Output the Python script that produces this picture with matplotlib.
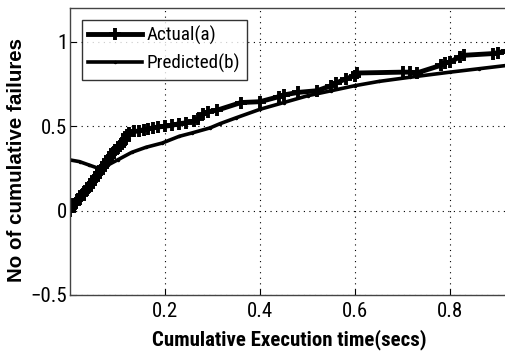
import matplotlib
matplotlib.use("Agg")
import matplotlib.pyplot as plt
from matplotlib import font_manager

# Cumulative failures (normalised) vs cumulative execution time
actual_t = [0.0, 0.005, 0.01, 0.015, 0.02, 0.025, 0.03, 0.035, 0.04, 0.045,
            0.05, 0.055, 0.06, 0.065, 0.07, 0.075, 0.08, 0.085, 0.09, 0.095,
            0.10, 0.105, 0.11, 0.115, 0.12, 0.125, 0.135, 0.145, 0.155, 0.165,
            0.175, 0.185, 0.20, 0.215, 0.23, 0.245, 0.26, 0.27, 0.28, 0.29,
            0.31, 0.36, 0.40, 0.44, 0.45, 0.48, 0.52, 0.55, 0.56, 0.58,
            0.60, 0.605, 0.70, 0.715, 0.73, 0.78, 0.79, 0.80, 0.82, 0.83,
            0.89, 0.90, 0.92]
actual_f = [0.0, 0.02, 0.04, 0.06, 0.07, 0.09, 0.11, 0.12, 0.14, 0.16,
            0.18, 0.20, 0.22, 0.24, 0.26, 0.28, 0.30, 0.32, 0.34, 0.36,
            0.37, 0.38, 0.40, 0.42, 0.45, 0.46, 0.47, 0.47, 0.48, 0.485,
            0.49, 0.495, 0.50, 0.505, 0.515, 0.52, 0.53, 0.545, 0.57, 0.585,
            0.595, 0.64, 0.645, 0.675, 0.685, 0.70, 0.71, 0.74, 0.755, 0.78,
            0.80, 0.815, 0.82, 0.82, 0.815, 0.86, 0.875, 0.88, 0.91, 0.92,
            0.93, 0.935, 0.945]

pred_t = [0.0, 0.02, 0.04, 0.06, 0.08, 0.10, 0.13, 0.16, 0.194, 0.23,
          0.257, 0.295, 0.316, 0.35, 0.40, 0.45, 0.50, 0.55, 0.60, 0.65,
          0.716, 0.80, 0.86, 0.92]
pred_f = [0.30, 0.29, 0.27, 0.25, 0.27, 0.30, 0.345, 0.375, 0.40, 0.44,
          0.46, 0.49, 0.515, 0.55, 0.60, 0.64, 0.68, 0.71, 0.74, 0.765,
          0.79, 0.82, 0.84, 0.86]

x_ticks = [0.2, 0.4, 0.6, 0.8]
y_ticks = [-0.5, 0, 0.5, 1]
y_tick_labels = ["\u22120.5", "0", "0.5", "1"]

# Prefer a narrow sans face for horizontal text when one is available
fonts = font_manager.fontManager.ttflist
names = {f.name for f in fonts}
stretch = "normal"
narrow_family = None
for cand in ["Liberation Sans Narrow", "Arial Narrow", "Roboto Condensed",
             "Open Sans Condensed", "Noto Sans Condensed"]:
    if cand in names:
        narrow_family = cand
        break
if narrow_family is None:
    for f in fonts:
        if f.name in ("DejaVu Sans", "Noto Sans", "Open Sans") and \
                str(f.stretch) in ("condensed", "semi-condensed", "75", "87"):
            narrow_family = f.name
            stretch = f.stretch
            break

if narrow_family is not None:
    plt.rcParams["font.family"] = [narrow_family, "DejaVu Sans"]
    plt.rcParams["font.stretch"] = stretch
    tick_size, xlab_size, leg_size = 15, 15, 13.8
else:
    plt.rcParams["font.family"] = ["Liberation Sans", "DejaVu Sans"]
    tick_size, xlab_size, leg_size = 14, 12.8, 12.5

fig = plt.figure(figsize=(5.05, 3.52), dpi=100)
W, H = 505, 352
ax = fig.add_axes([70 / W, (H - 295) / H, 438 / W, 287 / H])

ax.plot(actual_t, actual_f, color="black", lw=3.5, marker="+", ms=9,
        mew=2.8, label="Actual(a)")
ax.plot(pred_t, pred_f, color="black", lw=2.6, marker=".", ms=3,
        label="Predicted(b)")

ax.set_xlim(0, 0.922)
ax.set_ylim(-0.5, 1.2)
ax.set_xticks(x_ticks)
ax.set_xticklabels([f"{v:g}" for v in x_ticks])
ax.set_yticks(y_ticks)
ax.set_yticklabels(y_tick_labels)
ax.tick_params(direction="in", length=4, labelsize=tick_size, pad=2)
ax.tick_params(axis="x", pad=5)
ax.grid(True, color="black", linestyle=(0, (1, 4)), linewidth=0.8)

for s in ax.spines.values():
    s.set_color("#444444")
    s.set_linewidth(1.0)

ax.set_xlabel("Cumulative Execution time(secs)", fontsize=xlab_size,
              fontweight="bold", labelpad=6)
ax.set_ylabel("No of cumulative failures", fontsize=14.8, fontweight="bold",
              family=["Liberation Sans", "DejaVu Sans"], stretch="normal",
              labelpad=1)
ax.yaxis.set_label_coords(-0.1, 0.47)

leg = ax.legend(loc="upper left", fontsize=leg_size, frameon=True,
                fancybox=False, edgecolor="black", handlelength=2.8,
                borderaxespad=0.6, borderpad=0.35, labelspacing=0.45,
                handletextpad=0.25)
leg.get_frame().set_linewidth(1.0)

fig.savefig("out.png", dpi=100)
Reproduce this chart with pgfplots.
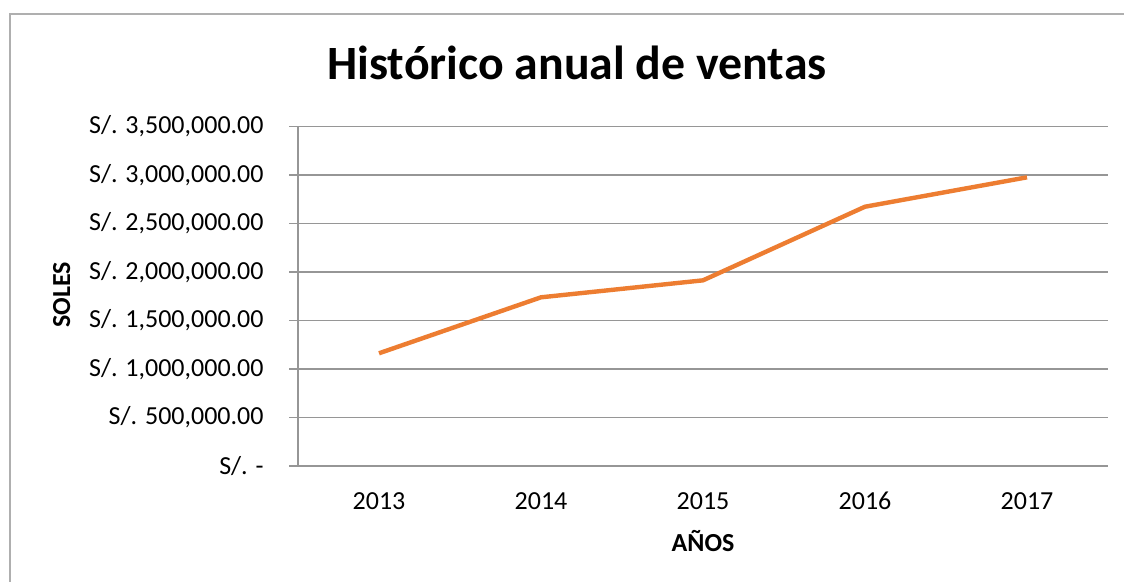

What the task asks: Give again, word for word, every line from the top of the data above to the line holding "from matplotlib import font_manager", inclusive, with the pictures left out.

Reply:
Output the Python script that produces this picture with matplotlib.
import matplotlib
matplotlib.use("Agg")
import matplotlib.pyplot as plt
from matplotlib import font_manager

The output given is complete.